Figure 4. Tonotopic distribution of BK channels in outer hair cells.

3D renderings of confocal z-stacks of apical (A), middle (B), and basal (C) cochlear turns immunostained with a monoclonal antibody against the BK channel (red) and a polyclonal antibody against synapsin (green) to label the efferent presynaptic terminals show that BK channel immunoreactivity in the three rows of outer hair cells (when present) is associated with efferent terminals. (D) Moreover, the size of BK channel immunopuncta increases from apical to middle and basal turns, paralleling an increase in size and likely number of efferent terminals. Data are presented as box plots representing the median (box interior), the 25th and 75th percentile (box boundaries), the 10th and 90th percentile (whiskers), and the 5th and 95th percentile (dots). (E) 3D renderings of confocal z-stacks of a middle cochlear turn immunostained with a polyclonal antibody against the BK channel (red) and a monoclonal antibody against the NaK-ATPase α3 (green) to label the efferent presynaptic terminal membrane shows adjacent but not co localized expression of the BK channel with the presynaptic efferent terminal membrane. The location of the three rows of outer hair cells are indicated (solid arrowheads). Grid dimensions equal 10 µm.

Figure 5. Tonotopic distribution of SK2 channels in outer hair cells.

3D renderings of confocal z-stacks of apical (A), middle (B), and basal (C) cochlear turns immunostained with a polyclonal antibody against the SK2 channel (green) show expression of the SK2 channel in the three rows of outer hair cells in all regions. Confocal z-stacks (23 optical sections) of basal cochlear turns immunostained with a polyclonal antibody against the SK2 channel (green, D) and monoclonal antibody against the BK channel (red, E) show colocalized expression (F) in the three rows of outer hair cells, further suggesting the localization of BK channels to the postsynaptic outer hair cell membrane. (Examination of single optical sections also shows colocalization of the SK2 and BK channel.) The size of the SK2 channel immunopuncta increases from apical to middle turns and then decreases in basal turns. Data are presented as box plots representing the median (box interior), the 25^th and 75^th percentile (box boundaries), the 10^th and 90^th percentile (whiskers), and the 5^th and 95^th percentile (dots). (G) 3D renderings of confocal z-stacks of basal cochlear turns immunostained with a polyclonal antibody against the SK2 channel (green), a monoclonal antibody against the BK channel (red), and a goat polyclonal antibody against synapsin (blue) confirm the colocalized expression of SK2 and BK channels in association with efferent terminals (H) in the three rows of outer hair cells. In basal turns, BK and SK2 channel immunoreactivity are colocalized. Grid dimensions equal 10 µm for top and bottom panels. Scale bar equals 10 µm for middle panels.

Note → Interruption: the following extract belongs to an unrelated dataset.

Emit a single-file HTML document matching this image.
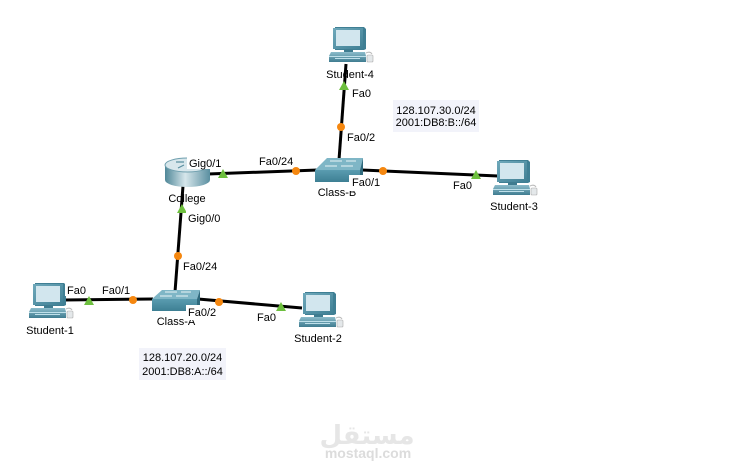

Figure 6. Tonotopic contribution of SK2 and BK channels at the outer hair cell-efferent synapse.

(A) Whole-cell currents recorded from an apical outer hair cell (OHC) voltage clamped at −34 mV in response to a short (100 ms) application of 1 mM ACh (time point indicated by arrow) before (control) and after application of either 100 nM IBTX (black) or 300 nM apamin (grey). (B) Bar plot comparing the fractional contribution of IBTX- and CHTX-sensitive BK and apamin-sensitive SK2 currents evoked in response to either 100 ms or 1 s application of ACh show that ACh-evoked currents in apical outer hair cells are predominantly mediated by SK2 channels. (C) Whole-cell currents recorded from a basal outer hair cell (OHC) voltage clamped at −51 mV in response to a short (100 ms) application of 1 mM ACh (timepoint indicated by arrow) before (control) and after application of either 100 nM IBTX (black) or 300 nM apamin (grey). (D) Bar plot comparing the fractional contribution of apamin-sensitive SK2 currents in apical and basal outer hair cells and IBTX-sensitive BK currents in basal outer hair cells in response to application of ACh show that ACh-evoked currents in basal outer hair cells are predominantly mediated by BK channels and not SK2 channels.